You can find my family picture on Facebook, you can learn where I work, where I go to school and what movie I saw last. You can see my dance moves on YouTube, learn my favorite music from Grooveshark, read my journal on my blog and see my best friends on Flickr.
Social media encourages people to share anything and everything with the world around them. Blogs, Facebook, Twitter and other networks, allows users to talk about themselves, their relationships and activities. These sites generate hundreds of millions of dollars in revenue based on activity, so they encourage users to share as much as possible, as often as possible. Of course, there are privacy settings on all social sites, but these settings are never the default and only a tiny minority of users makes the effort to opt out. Everyone else shares openly (and often unknowingly) with the world.
Oversharing is becoming an epidemic. In 2010, Consumer Reports released its annual “State of the Net” report, and found that over half (52%) of social network users post risky information online. This includes sharing full birthday, address, phone numbers and location. With regards to Facebook and Twitter, two of the top social networks, the percentage of those sharing risky information was even higher, at 56%. Teenagers in particular use Facebook as a way to communicate with friends, but may have no idea about how much they’re publicly sharing to the world. Teens thrive on social activity, popularity and trends, and to them, the consequences of oversharing are of no concern.
Just last month, Trey Pennington, a well-known social media personality, blogger and online radio show host was found dead after committing suicide in a church parking lot. Pennington had over 111,464 followers on Twitter and his personal struggles over the last few months were very public. While social networking was not blamed for Pennington’s death, there is no doubt that the oversharing of his personal struggles heightened his tragic situation and caused additional grief for his family.
There are several other examples of people who have shared personal information on social networks and suffered the consequences including government employees who have been laid off due to Facebook activity, divorces caused by online relationships and countless reputations put in jeopardy.
Fortunately, oversharing is almost entirely preventable. What you share on your social networks is a personal choice. It is (or should be) common-sense to think before you share, rather than share reactively. Teaching teens the skill of responsible sharing can be a battle, but asking the following questions (or posting them near your home computer) might help teens think twice before sharing:
- Does everybody really want to know this?

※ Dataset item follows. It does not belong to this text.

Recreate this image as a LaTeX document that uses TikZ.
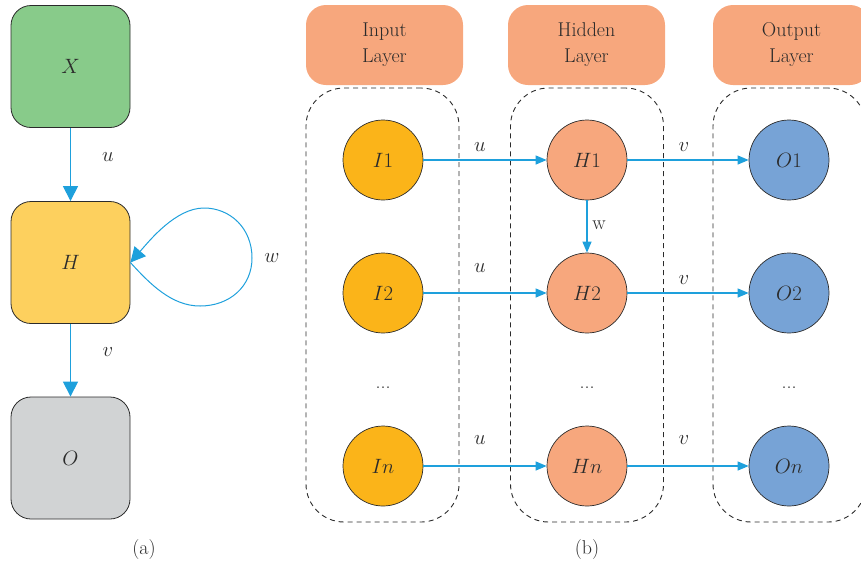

- Is it helpful? Relevant?
- Are there any tradeoffs or potential risks from sharing it with the entire world?
- Is there anyone I wouldn’t want to see this?

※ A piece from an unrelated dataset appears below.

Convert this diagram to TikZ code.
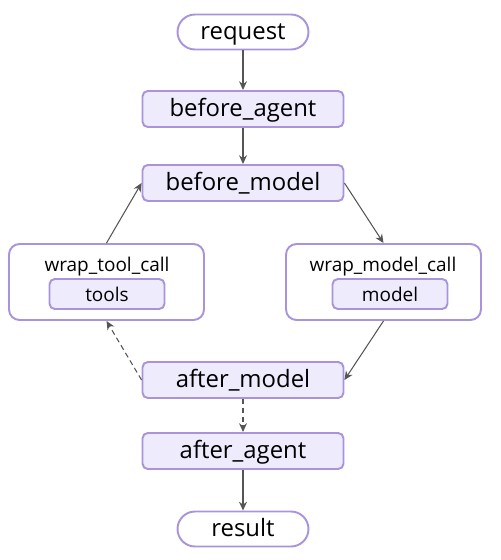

Set strict limits and do not allow your teens to post personal information, hate messages, vacation dates, family arguments, financial struggles, personal information online. In addition, be sure your teens stay away from social media at particularly emotional times. When someone is feeling angry or sad, it might be a good idea to avoid saying anything until you have a better state of mind. Monitor what they are posting on social sites and consider putting an age limit on personal blogs. Blogs are easily found through search engines and have no privacy settings other than self-control. Anything on a blog can be viewed by the world. If your teen has already posted too much, be sure their social media accounts are deleted, (not just logged off) and delete all blog domains permanently.
It can be an unpleasant surprise when you realize what seemed like a good post to share a few hours before might not be such a good post anymore.